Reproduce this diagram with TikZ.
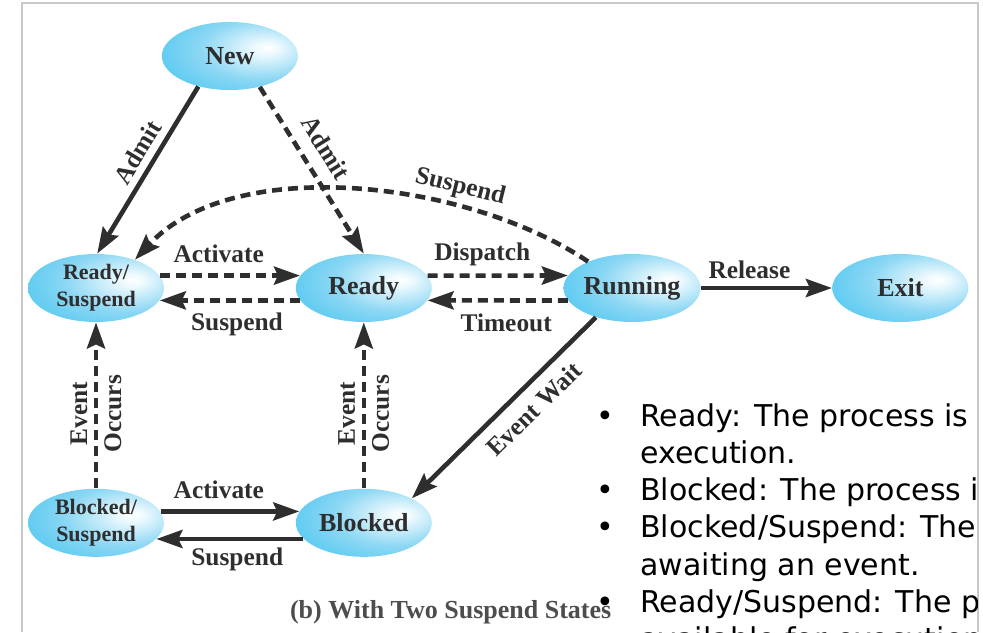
\documentclass[tikz,border=0pt]{standalone}
\usepackage{fontspec}
\setmainfont{Liberation Serif}
\newfontfamily\bulletfont{DejaVu Sans}
\usetikzlibrary{positioning,arrows.meta,shapes.geometric,calc}
\definecolor{ballblue}{HTML}{3AC2EF}
\definecolor{balllight}{HTML}{8CD7F4}
\definecolor{ink}{HTML}{2E2E2E}
\definecolor{framegray}{HTML}{C8C8C8}
\pgfdeclareradialshading{stateball}{\pgfpoint{14bp}{6bp}}{%
  color(0bp)=(white); color(4bp)=(white!92!ballblue); color(22bp)=(balllight);
  color(46bp)=(ballblue); color(100bp)=(ballblue)}

\begin{document}
\begin{tikzpicture}[
  node distance=83pt and 65.5pt,
  state/.style={ellipse,shading=stateball,minimum width=68pt,minimum height=34pt,
                inner sep=0pt,align=center,text=ink,
                font=\fontsize{13}{15}\selectfont\bfseries},
  twoline/.style={font=\fontsize{11}{13.5}\selectfont\bfseries},
  lbl/.style={text=ink,font=\fontsize{12.7}{17}\selectfont\bfseries},
  solidarrow/.style={-{Stealth[length=13pt,width=9pt,inset=2pt]},line width=2.3pt,draw=ink},
  dasharrow/.style={solidarrow,dash pattern=on 5pt off 3pt}
]
  \useasboundingbox (0,0) rectangle (491.5pt,-316pt);
  \draw[framegray,line width=.6pt] (11pt,-316pt) -- (11pt,-1.5pt) -- (489pt,-1.5pt) -- (489pt,-316pt);

  \node[state,twoline] (rsusp) at (48pt,-144pt) {Ready/\\Suspend};
  \node[state,right=of rsusp] (ready) {Ready};
  \node[state,right=of ready] (running) {Running};
  \node[state,right=of running] (exit) {Exit};
  \node[state,twoline,below=of rsusp] (bsusp) {Blocked/\\Suspend};
  \node[state,right=of bsusp] (blocked) {Blocked};
  \node[state] (new) at ($(rsusp)!.5!(ready)+(0,116pt)$) {New};

  \draw[solidarrow] (new.224) -- node[lbl,sloped,above,pos=.45]{Admit} (rsusp.88);
  \draw[dasharrow] (new.314) -- node[lbl,sloped,above=3pt,pos=.44]{Admit} (ready.north);
  \draw[dasharrow] (running.149) to[out=146,in=47,looseness=.82]
        node[lbl,sloped,above=-1pt,pos=.3]{Suspend} (rsusp.36);
  \draw[dasharrow] (rsusp.11) -- node[lbl,above=2pt,pos=.42]{Activate} (ready.169);
  \draw[dasharrow] (ready.191) -- node[lbl,below=2pt,pos=.45]{Suspend} (rsusp.349);
  \draw[dasharrow] (ready.11) -- node[lbl,above=.5pt,pos=.39]{Dispatch} (running.169);
  \draw[dasharrow] (running.191) -- node[lbl,below=2pt,pos=.44]{Timeout} (ready.349);
  \draw[solidarrow] (running) -- node[lbl,above,pos=.37]{Release} (exit);
  \draw[solidarrow] (running.219) -- node[lbl,sloped,below=2pt,pos=.42]{Event Wait} (blocked.27);
  \draw[dasharrow] (bsusp) -- node[lbl,sloped,align=center,pos=.45]{Event\\Occurs} (rsusp);
  \draw[dasharrow] (blocked) -- node[lbl,sloped,align=center,pos=.45]{Event\\Occurs} (ready);
  \draw[solidarrow] (bsusp.10) -- node[lbl,above=2pt,pos=.42]{Activate} (blocked.170);
  \draw[solidarrow] (blocked.195) -- node[lbl,below,pos=.45]{Suspend} (bsusp.345);

  \node[text=ink!85,font=\fontsize{13}{15}\selectfont\bfseries,anchor=base west]
        (caption) at (141.5pt,-309pt) {(b) With Two Suspend States};

  \begin{scope}
    \clip (0,0) rectangle (488.7pt,-316pt);
    \node[anchor=base west,inner sep=0pt,font=\bulletfont\fontsize{15}{18.65}\selectfont]
          (bullets) at (298pt,-213pt)
          {\begin{tabular}[t]{@{}p{22pt}@{}l@{}}
             • & Ready: The process is\\
               & execution.\\
             • & Blocked: The process i\\
             • & Blocked/Suspend: The\\
               & awaiting an event.\\
             • & Ready/Suspend: The p\\
               & available for execution
           \end{tabular}};
  \end{scope}
\end{tikzpicture}
\end{document}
───
**WRITTEN INSTRUCTION:**
Working from the material above, transcribe it exactly while omitting pictures.

**RESPONSE TO THE EXERCISE:**
Reproduce this diagram with TikZ.
\documentclass[tikz,border=0pt]{standalone}
\usepackage{fontspec}
\setmainfont{Liberation Serif}
\newfontfamily\bulletfont{DejaVu Sans}
\usetikzlibrary{positioning,arrows.meta,shapes.geometric,calc}
\definecolor{ballblue}{HTML}{3AC2EF}
\definecolor{balllight}{HTML}{8CD7F4}
\definecolor{ink}{HTML}{2E2E2E}
\definecolor{framegray}{HTML}{C8C8C8}
\pgfdeclareradialshading{stateball}{\pgfpoint{14bp}{6bp}}{%
  color(0bp)=(white); color(4bp)=(white!92!ballblue); color(22bp)=(balllight);
  color(46bp)=(ballblue); color(100bp)=(ballblue)}

\begin{document}
\begin{tikzpicture}[
  node distance=83pt and 65.5pt,
  state/.style={ellipse,shading=stateball,minimum width=68pt,minimum height=34pt,
                inner sep=0pt,align=center,text=ink,
                font=\fontsize{13}{15}\selectfont\bfseries},
  twoline/.style={font=\fontsize{11}{13.5}\selectfont\bfseries},
  lbl/.style={text=ink,font=\fontsize{12.7}{17}\selectfont\bfseries},
  solidarrow/.style={-{Stealth[length=13pt,width=9pt,inset=2pt]},line width=2.3pt,draw=ink},
  dasharrow/.style={solidarrow,dash pattern=on 5pt off 3pt}
]
  \useasboundingbox (0,0) rectangle (491.5pt,-316pt);
  \draw[framegray,line width=.6pt] (11pt,-316pt) -- (11pt,-1.5pt) -- (489pt,-1.5pt) -- (489pt,-316pt);

  \node[state,twoline] (rsusp) at (48pt,-144pt) {Ready/\\Suspend};
  \node[state,right=of rsusp] (ready) {Ready};
  \node[state,right=of ready] (running) {Running};
  \node[state,right=of running] (exit) {Exit};
  \node[state,twoline,below=of rsusp] (bsusp) {Blocked/\\Suspend};
  \node[state,right=of bsusp] (blocked) {Blocked};
  \node[state] (new) at ($(rsusp)!.5!(ready)+(0,116pt)$) {New};

  \draw[solidarrow] (new.224) -- node[lbl,sloped,above,pos=.45]{Admit} (rsusp.88);
  \draw[dasharrow] (new.314) -- node[lbl,sloped,above=3pt,pos=.44]{Admit} (ready.north);
  \draw[dasharrow] (running.149) to[out=146,in=47,looseness=.82]
        node[lbl,sloped,above=-1pt,pos=.3]{Suspend} (rsusp.36);
  \draw[dasharrow] (rsusp.11) -- node[lbl,above=2pt,pos=.42]{Activate} (ready.169);
  \draw[dasharrow] (ready.191) -- node[lbl,below=2pt,pos=.45]{Suspend} (rsusp.349);
  \draw[dasharrow] (ready.11) -- node[lbl,above=.5pt,pos=.39]{Dispatch} (running.169);
  \draw[dasharrow] (running.191) -- node[lbl,below=2pt,pos=.44]{Timeout} (ready.349);
  \draw[solidarrow] (running) -- node[lbl,above,pos=.37]{Release} (exit);
  \draw[solidarrow] (running.219) -- node[lbl,sloped,below=2pt,pos=.42]{Event Wait} (blocked.27);
  \draw[dasharrow] (bsusp) -- node[lbl,sloped,align=center,pos=.45]{Event\\Occurs} (rsusp);
  \draw[dasharrow] (blocked) -- node[lbl,sloped,align=center,pos=.45]{Event\\Occurs} (ready);
  \draw[solidarrow] (bsusp.10) -- node[lbl,above=2pt,pos=.42]{Activate} (blocked.170);
  \draw[solidarrow] (blocked.195) -- node[lbl,below,pos=.45]{Suspend} (bsusp.345);

  \node[text=ink!85,font=\fontsize{13}{15}\selectfont\bfseries,anchor=base west]
        (caption) at (141.5pt,-309pt) {(b) With Two Suspend States};

  \begin{scope}
    \clip (0,0) rectangle (488.7pt,-316pt);
    \node[anchor=base west,inner sep=0pt,font=\bulletfont\fontsize{15}{18.65}\selectfont]
          (bullets) at (298pt,-213pt)
          {\begin{tabular}[t]{@{}p{22pt}@{}l@{}}
             • & Ready: The process is\\
               & execution.\\
             • & Blocked: The process i\\
             • & Blocked/Suspend: The\\
               & awaiting an event.\\
             • & Ready/Suspend: The p\\
               & available for execution
           \end{tabular}};
  \end{scope}
\end{tikzpicture}
\end{document}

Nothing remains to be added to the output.